◆ **Do this**: Write out exactly, please, every line from the beginning of the entries to the line holding "import seaborn as sns", and no pictures.

──────── The data ────────

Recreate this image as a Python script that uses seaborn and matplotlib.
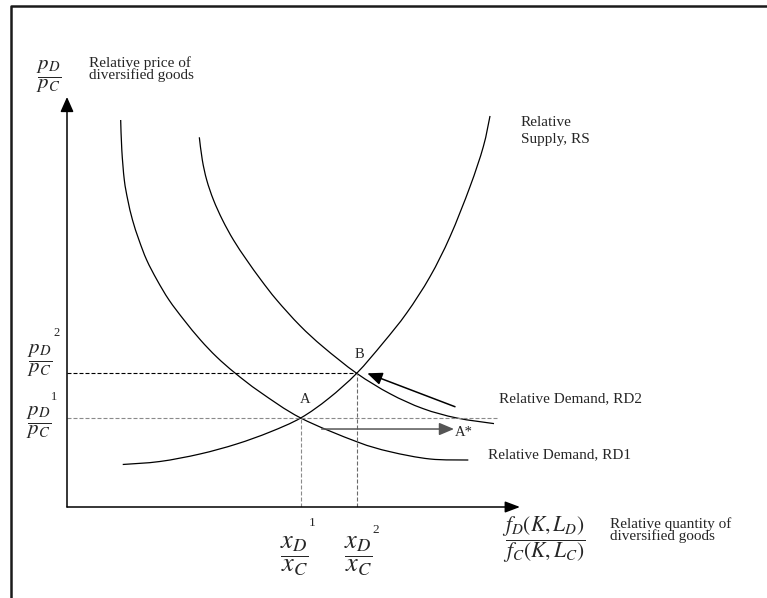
import matplotlib
matplotlib.use("Agg")
import matplotlib.pyplot as plt
from matplotlib.lines import Line2D
from matplotlib.path import Path
from matplotlib.patches import PathPatch
import numpy as np
import seaborn as sns

# Relative demand before the shift (RD1)
rd1_x = [1.185, 1.210, 1.265, 1.342, 1.446, 1.589, 1.759, 1.987, 2.252, 2.583,
         2.947, 3.305, 3.709, 4.260, 5.159, 6.395, 7.130, 8.013, 8.859]
rd1_y = [9.439, 8.707, 7.976, 7.488, 7.000, 6.512, 6.024, 5.537, 5.049, 4.561,
         4.073, 3.659, 3.268, 2.805, 2.171, 1.593, 1.349, 1.171, 1.146]

# Relative demand after the shift (RD2)
rd2_x = [2.921, 2.987, 3.084, 3.234, 3.433, 3.675, 3.967, 4.283, 4.629, 5.143,
         5.658, 6.395, 7.130, 7.859, 8.603, 9.426]
rd2_y = [9.017, 8.463, 7.976, 7.488, 7.000, 6.512, 6.024, 5.537, 5.049, 4.424,
         3.902, 3.261, 2.763, 2.400, 2.171, 2.034]

# Relative supply (RS)
rs_x = [1.230, 2.053, 2.936, 3.746, 4.481, 5.159, 5.777, 6.395, 6.976, 7.499,
        8.013, 8.455, 8.896, 9.190, 9.338]
rs_y = [1.037, 1.110, 1.293, 1.537, 1.829, 2.171, 2.649, 3.261, 4.000, 4.732,
        5.617, 6.593, 7.812, 8.788, 9.537]

# Equilibria: A (RS with RD1) and B (RS with RD2)
eq_names = ["A", "B"]
eq_x = [5.159, 6.395]
eq_y = [2.171, 3.261]

# Shift arrows: A -> A* at the old price, then back up to B
shift_start = [(5.622, 1.902), (8.565, 2.446)]
shift_end = [(8.543, 1.902), (6.629, 3.261)]
shift_colors = ["#555555", "black"]
gray_line_end = 9.514


def smooth_path(xs, ys):
    """Cubic Bezier path passing through every point (Catmull-Rom tangents)."""
    p = np.column_stack([xs, ys]).astype(float)
    n = len(p)
    verts = [p[0]]
    codes = [Path.MOVETO]
    for i in range(n - 1):
        p_prev = p[i - 1] if i > 0 else p[i]
        p_next2 = p[i + 2] if i + 2 < n else p[i + 1]
        c1 = p[i] + (p[i + 1] - p_prev) / 6.0
        c2 = p[i + 1] - (p_next2 - p[i]) / 6.0
        verts += [c1, c2, p[i + 1]]
        codes += [Path.CURVE4] * 3
    return Path(verts, codes)


sns.set_theme(style="white")
plt.rcParams["font.family"] = ["Liberation Serif", "DejaVu Serif"]
plt.rcParams["mathtext.fontset"] = "stix"

fig = plt.figure(figsize=(7.67, 5.98), dpi=100)
ax = fig.add_axes([67 / 767, 91 / 598, 453 / 767, 410 / 598])
ax.set_xlim(0, 10)
ax.set_ylim(0, 10)
ax.set_axis_off()

# Page border (top and left)
fig.add_artist(Line2D([11 / 767, 11 / 767, 1.0], [0.0, 1 - 6 / 598, 1 - 6 / 598],
                      transform=fig.transFigure, color="#1a1a1a", lw=1.8))

# Axes drawn as arrows
ax.annotate("", xy=(10, 0), xytext=(0, 0),
            arrowprops=dict(arrowstyle="-|>,head_length=0.45,head_width=0.17",
                            color="black", lw=1.1, shrinkA=0, shrinkB=0,
                            mutation_scale=20),
            annotation_clip=False)
ax.annotate("", xy=(0, 10), xytext=(0, 0),
            arrowprops=dict(arrowstyle="-|>,head_length=0.45,head_width=0.2",
                            color="black", lw=1.1, shrinkA=0, shrinkB=0,
                            mutation_scale=20),
            annotation_clip=False)

# Demand and supply curves
for xs, ys in [(rd1_x, rd1_y), (rd2_x, rd2_y), (rs_x, rs_y)]:
    ax.add_patch(PathPatch(smooth_path(xs, ys), fill=False, edgecolor="black",
                           lw=0.9, capstyle="butt"))

# Guide lines to the axes
dash = (0, (3.6, 1.8))
xa, xb = eq_x
ya, yb = eq_y
guides = [([0, gray_line_end], [ya, ya], "#8a8a8a"),
          ([0, xb], [yb, yb], "black"),
          ([xa, xa], [0, ya], "#8a8a8a"),
          ([xb, xb], [0, yb], "#6a6a6a")]
for gx, gy, gc in guides:
    sns.lineplot(x=gx, y=gy, sort=False, estimator=None, color=gc, lw=0.8,
                 linestyle=dash, ax=ax)

# Shift arrows
for (x0, y0), (x1, y1), c in zip(shift_start, shift_end, shift_colors):
    ax.annotate("", xy=(x1, y1), xytext=(x0, y0),
                arrowprops=dict(arrowstyle="-|>,head_length=0.45,head_width=0.19",
                                color=c, lw=1.1, shrinkA=0, shrinkB=0,
                                mutation_scale=20))

# Point labels
ax.text(xa + 0.095, ya + 0.46, eq_names[0], fontsize=10.5, ha="center", va="center")
ax.text(xb + 0.06, yb + 0.45, eq_names[1], fontsize=10.5, ha="center", va="center")
ax.text(8.565, 1.829, "A*", fontsize=10.5, ha="left", va="center")

# Curve labels
ax.text(9.536, 2.634, "Relative Demand, RD2", fontsize=11, ha="left", va="center")
ax.text(9.294, 1.268, "Relative Demand, RD1", fontsize=11, ha="left", va="center")
ax.text(10.022, 9.171, "Relative\nSupply, RS", fontsize=11, ha="left", va="center",
        linespacing=1.45)

# Axis titles
ax.text(0.486, 10.683, "Relative price of\ndiversified goods", fontsize=11,
        ha="left", va="center", linespacing=0.85)
ax.text(11.987, -0.561, "Relative quantity of\ndiversified goods", fontsize=11,
        ha="left", va="center", linespacing=0.85)
ax.text(-0.397, 10.5, r"$\dfrac{p_D}{p_C}$", fontsize=15, ha="center", va="center")
ax.text(10.530, -0.80, r"$\dfrac{f_D(K,L_D)}{f_C(K,L_C)}$", fontsize=15.5,
        ha="center", va="center")

# Price levels on the vertical axis
ax.text(-0.596, 3.56, r"$\dfrac{p_D}{p_C}$", fontsize=15, ha="center", va="center")
ax.text(-0.221, 4.244, "2", fontsize=9, ha="center", va="center")
ax.text(-0.629, 2.05, r"$\dfrac{p_D}{p_C}$", fontsize=15, ha="center", va="center")
ax.text(-0.287, 2.683, "1", fontsize=9, ha="center", va="center")

# Quantity levels on the horizontal axis
ax.text(5.022, -1.20, r"$\dfrac{x_D}{x_C}$", fontsize=19, ha="center", va="center")
ax.text(5.408, -0.390, "1", fontsize=9.5, ha="center", va="center")
ax.text(6.424, -1.20, r"$\dfrac{x_D}{x_C}$", fontsize=19, ha="center", va="center")
ax.text(6.821, -0.561, "2", fontsize=9.5, ha="center", va="center")

fig.savefig("out.png", dpi=100, facecolor="white")
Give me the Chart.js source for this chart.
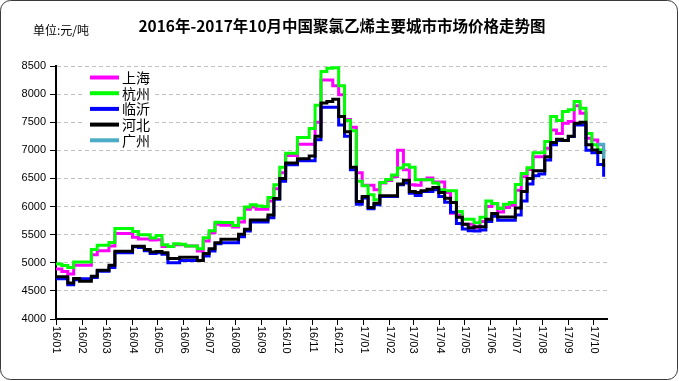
<!DOCTYPE html>
<html>
<head>
<meta charset="utf-8">
<script src="https://cdn.jsdelivr.net/npm/chart.js@4.4.0/dist/chart.umd.min.js"></script>
<style>
  html, body { margin: 0; padding: 0; background: #fff; }
  #wrap { width: 679px; height: 381px; }
</style>
</head>
<body>
<div id="wrap"><canvas id="priceChart" width="679" height="381"></canvas></div>
<script>
// =============================
// DATA (weekly prices, 元/吨, from 2016-01-01)
// =============================
const monthLabels = ['16/01', '16/02', '16/03', '16/04', '16/05', '16/06', '16/07', '16/08',
  '16/09', '16/10', '16/11', '16/12', '17/01', '17/02', '17/03', '17/04', '17/05', '17/06',
  '17/07', '17/08', '17/09', '17/10'];

const yTicks = [4000, 4500, 5000, 5500, 6000, 6500, 7000, 7500, 8000, 8500];

const cityNames = ['上海', '杭州', '临沂', '河北', '广州'];

const shanghai = [4890, 4845, 4800, 4955, 4955, 4955, 5145, 5215, 5215, 5300,
  5520, 5520, 5520, 5455, 5425, 5425, 5405, 5410, 5290, 5290,
  5320, 5320, 5300, 5300, 5208, 5387, 5535, 5684, 5666, 5666,
  5637, 5726, 5952, 5994, 5952, 5952, 6101, 6315, 6600, 6910,
  6910, 7110, 7110, 7110, 7500, 8250, 8250, 8150, 7990, 7550,
  7410, 6600, 6380, 6380, 6300, 6420, 6464, 6536, 7000, 6655,
  6387, 6380, 6476, 6506, 6435, 6435, 6250, 5881, 5851, 5685,
  5685, 5625, 5733, 6000, 6048, 5905, 5982, 6024, 6292, 6530,
  6660, 6887, 6887, 7036, 7363, 7300, 7482, 7512, 7792, 7661,
  7214, 7185, 7100, 6950];

const hangzhou = [4980, 4950, 4915, 5015, 5015, 5015, 5235, 5310, 5310, 5360,
  5610, 5610, 5610, 5555, 5500, 5500, 5440, 5485, 5320, 5290,
  5340, 5330, 5300, 5300, 5250, 5445, 5570, 5720, 5715, 5715,
  5665, 5790, 5990, 6030, 6010, 6000, 6160, 6390, 6700, 6950,
  6950, 7230, 7230, 7390, 7800, 8400, 8460, 8470, 8150, 7530,
  7350, 6450, 6370, 6210, 6120, 6430, 6480, 6560, 6685, 6744,
  6700, 6476, 6476, 6476, 6417, 6298, 6280, 6280, 5911, 5774,
  5774, 5714, 5810, 6100, 6054, 5964, 6042, 6071, 6393, 6589,
  6690, 6958, 6958, 7155, 7600, 7530, 7690, 7720, 7869, 7750,
  7300, 7100, 7006, 6900];

const linyi = [4715, 4715, 4610, 4700, 4715, 4715, 4740, 4850, 4850, 4915,
  5180, 5180, 5180, 5285, 5270, 5215, 5165, 5180, 5150, 5000,
  5000, 5042, 5042, 5042, 5042, 5119, 5208, 5339, 5357, 5357,
  5357, 5464, 5565, 5726, 5726, 5726, 5803, 6130, 6450, 6744,
  6744, 6816, 6816, 6816, 7190, 7768, 7768, 7768, 7450, 7250,
  6655, 6042, 6150, 5960, 6030, 6180, 6180, 6180, 6387, 6420,
  6238, 6197, 6268, 6268, 6300, 6180, 6077, 5900, 5700, 5601,
  5570, 5566, 5583, 5733, 5827, 5756, 5756, 5756, 5850, 6100,
  6400, 6550, 6577, 6827, 7100, 7173, 7173, 7244, 7452, 7452,
  7000, 6958, 6750, 6530];

const hebei = [4750, 4750, 4640, 4720, 4670, 4670, 4760, 4865, 4865, 4955,
  5205, 5205, 5205, 5295, 5295, 5235, 5190, 5200, 5180, 5077,
  5077, 5100, 5100, 5100, 5042, 5167, 5250, 5357, 5417, 5417,
  5417, 5506, 5595, 5760, 5760, 5760, 5850, 6145, 6500, 6774,
  6774, 6851, 6851, 6900, 7250, 7840, 7870, 7910, 7600, 7330,
  6700, 6090, 6180, 5984, 6060, 6190, 6190, 6190, 6400, 6470,
  6268, 6250, 6280, 6310, 6340, 6250, 6149, 6072, 5810, 5685,
  5625, 5643, 5643, 5774, 5875, 5815, 5815, 5815, 5976, 6270,
  6500, 6637, 6637, 6887, 7140, 7196, 7173, 7250, 7482, 7500,
  7100, 7006, 6960, 6708];

// 广州 only appears in the last two weeks
const guangzhouStartWeek = 92;
const guangzhou = [7110, 6850];

const cityColors = ['#ff00ff', '#00ff00', '#0000ff', '#000000', '#4bacc6'];

// =============================
// HELPERS
// =============================
const DAY = 24 * 3600 * 1000;
const origin = new Date(2016, 0, 1);

function labelToDay(label) {
  const [yy, mm] = label.split('/').map(Number);
  return Math.round((new Date(2000 + yy, mm - 1, 1) - origin) / DAY);
}

const monthDays = monthLabels.map(labelToDay);

function weekPoints(values, startWeek) {
  return values.map((v, i) => ({ x: (startWeek + i) * 7, y: v }));
}

const seriesValues = [shanghai, hangzhou, linyi, hebei, guangzhou];
const seriesStart = [0, 0, 0, 0, guangzhouStartWeek];

// =============================
// PLUGINS
// =============================
const frame = {
  id: 'frame',
  afterDraw(chart) {
    const ctx = chart.ctx;
    ctx.save();

    // outer rounded border
    ctx.strokeStyle = '#3a3a3a';
    ctx.lineWidth = 1;
    ctx.beginPath();
    ctx.roundRect(0.5, 0.5, 677, 379, 10);
    ctx.stroke();

    // title + unit
    ctx.fillStyle = '#000';
    ctx.textBaseline = 'middle';
    ctx.textAlign = 'center';
    ctx.font = 'bold 15.5px "Noto Sans CJK SC"';
    ctx.fillText('2016年-2017年10月中国聚氯乙烯主要城市市场价格走势图', 342, 26);
    ctx.textAlign = 'left';
    ctx.font = '12px "Noto Sans CJK SC"';
    ctx.fillText('单位:元/吨', 33, 30);

    // x labels rotated clockwise
    const xs = chart.scales.x;
    ctx.font = '11px "Liberation Sans"';
    monthLabels.forEach((lab, i) => {
      const px = xs.getPixelForValue(monthDays[i]);
      ctx.save();
      ctx.translate(px, 326);
      ctx.rotate(Math.PI / 2);
      ctx.textAlign = 'left';
      ctx.textBaseline = 'middle';
      ctx.fillText(lab, 0, 0);
      ctx.restore();
    });

    // legend box
    ctx.fillStyle = '#fff';
    ctx.fillRect(82, 70, 73, 77);
    cityNames.forEach((name, i) => {
      const y = 77.5 + i * 15.7;
      ctx.strokeStyle = cityColors[i];
      ctx.lineWidth = 4;
      ctx.beginPath();
      ctx.moveTo(90, y);
      ctx.lineTo(119, y);
      ctx.stroke();
      ctx.fillStyle = '#000';
      ctx.font = '14px "Noto Sans CJK SC"';
      ctx.textAlign = 'left';
      ctx.textBaseline = 'middle';
      ctx.fillText(name, 122, y);
    });

    ctx.restore();
  }
};

// =============================
// CHART
// =============================
const datasets = cityNames.map((name, i) => ({
  label: name,
  data: weekPoints(seriesValues[i], seriesStart[i]),
  borderColor: cityColors[i],
  backgroundColor: cityColors[i],
  borderWidth: 3,
  pointRadius: 0,
  stepped: true,
  fill: false,
  order: 5 - i
}));

new Chart(document.getElementById('priceChart'), {
  type: 'line',
  data: { datasets },
  options: {
    responsive: false,
    devicePixelRatio: 1,
    animation: false,
    layout: { padding: { left: 0, top: 66, right: 72, bottom: 0 } },
    plugins: { legend: { display: false }, tooltip: { enabled: false } },
    scales: {
      x: {
        type: 'linear',
        min: 0,
        max: 655,
        afterBuildTicks: s => { s.ticks = monthDays.map(v => ({ value: v })); },
        afterFit: s => { s.height = 62; },
        ticks: { display: false },
        grid: { drawOnChartArea: false, drawTicks: true, tickLength: 6, tickColor: '#000', tickWidth: 1 },
        border: { display: true, color: '#000', width: 2 }
      },
      y: {
        min: 4000,
        max: 8500,
        afterBuildTicks: s => { s.ticks = yTicks.map(v => ({ value: v })); },
        afterFit: s => { s.width = 56; },
        ticks: {
          color: '#000',
          font: { size: 11, family: 'Liberation Sans' },
          padding: 4,
          callback: v => String(v)
        },
        grid: { color: '#c0c0c0', lineWidth: 1, tickLength: 6, tickColor: '#000', tickWidth: 1 },
        border: { display: true, color: '#000', width: 2, dash: [4, 3] }
      }
    }
  },
  plugins: [frame]
});
</script>
</body>
</html>
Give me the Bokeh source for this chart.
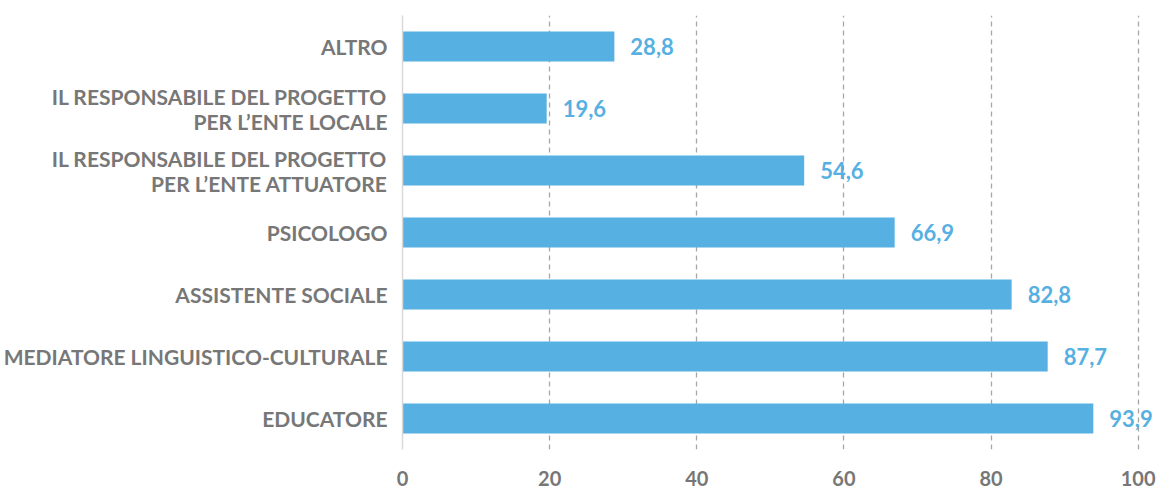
from bokeh.plotting import figure
from bokeh.models import ColumnDataSource, FixedTicker, LabelSet
from bokeh.core.properties import value
from bokeh.embed import file_html
from bokeh.resources import INLINE

categories = [
    "EDUCATORE",
    "MEDIATORE LINGUISTICO-CULTURALE",
    "ASSISTENTE SOCIALE",
    "PSICOLOGO",
    "IL RESPONSABILE DEL PROGETTO\nPER L\u2019ENTE ATTUATORE",
    "IL RESPONSABILE DEL PROGETTO\nPER L\u2019ENTE LOCALE",
    "ALTRO",
]
values = [93.9, 87.7, 82.8, 66.9, 54.6, 19.6, 28.8]
value_labels = ["93,9", "87,7", "82,8", "66,9", "54,6", "19,6", "28,8"]
x_ticks = [0, 20, 40, 60, 80, 100]

BAR = "#56B0E2"
GRAY = "#777777"
FONT = "Lato"

src = ColumnDataSource(dict(cat=categories, val=values, lab=value_labels))

p = figure(
    y_range=categories, x_range=(0, 102.9),
    frame_width=757, frame_height=434,
    output_backend="svg", toolbar_location=None,
    min_border_left=380, min_border_right=0, min_border_top=15, min_border_bottom=30,
)
p.outline_line_color = None
p.background_fill_color = "white"

p.hbar(y="cat", right="val", left=0, height=0.48, source=src,
       fill_color=BAR, line_color=None)

labels = LabelSet(x="val", y="cat", text="lab", source=src,
                  x_offset=16, text_align="left", text_baseline="middle",
                  text_color=BAR, text_font=value(FONT), text_font_style="bold",
                  text_font_size="22px")
p.add_layout(labels)

p.xaxis.ticker = FixedTicker(ticks=x_ticks)
p.xaxis.axis_line_color = None
p.xaxis.major_tick_line_color = None
p.xaxis.minor_tick_line_color = None
p.xaxis.major_label_text_font = FONT
p.xaxis.major_label_text_font_style = "bold"
p.xaxis.major_label_text_font_size = "20px"
p.xaxis.major_label_text_color = GRAY
p.xaxis.major_label_standoff = 15

p.yaxis.axis_line_color = "#D9D9D9"
p.yaxis.axis_line_width = 1.5
p.yaxis.major_tick_line_color = None
p.yaxis.minor_tick_line_color = None
p.yaxis.major_label_text_font = FONT
p.yaxis.major_label_text_font_style = "bold"
p.yaxis.major_label_text_font_size = "21px"
p.yaxis.major_label_text_color = GRAY
p.yaxis.major_label_text_line_height = 1.0
p.yaxis.major_label_standoff = 9

p.ygrid.grid_line_color = None
p.xgrid.grid_line_color = "#A6A6A6"
p.xgrid.grid_line_dash = "5 4"
p.xgrid.grid_line_width = 1.3

open("out.html", "w").write(file_html(p, INLINE))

────────

◆ **Right answer**:
Recreate this image as a Python script that uses seaborn and matplotlib.
import matplotlib
matplotlib.use("Agg")
import matplotlib.pyplot as plt
from matplotlib.lines import Line2D
from matplotlib.path import Path
from matplotlib.patches import PathPatch
import numpy as np
import seaborn as sns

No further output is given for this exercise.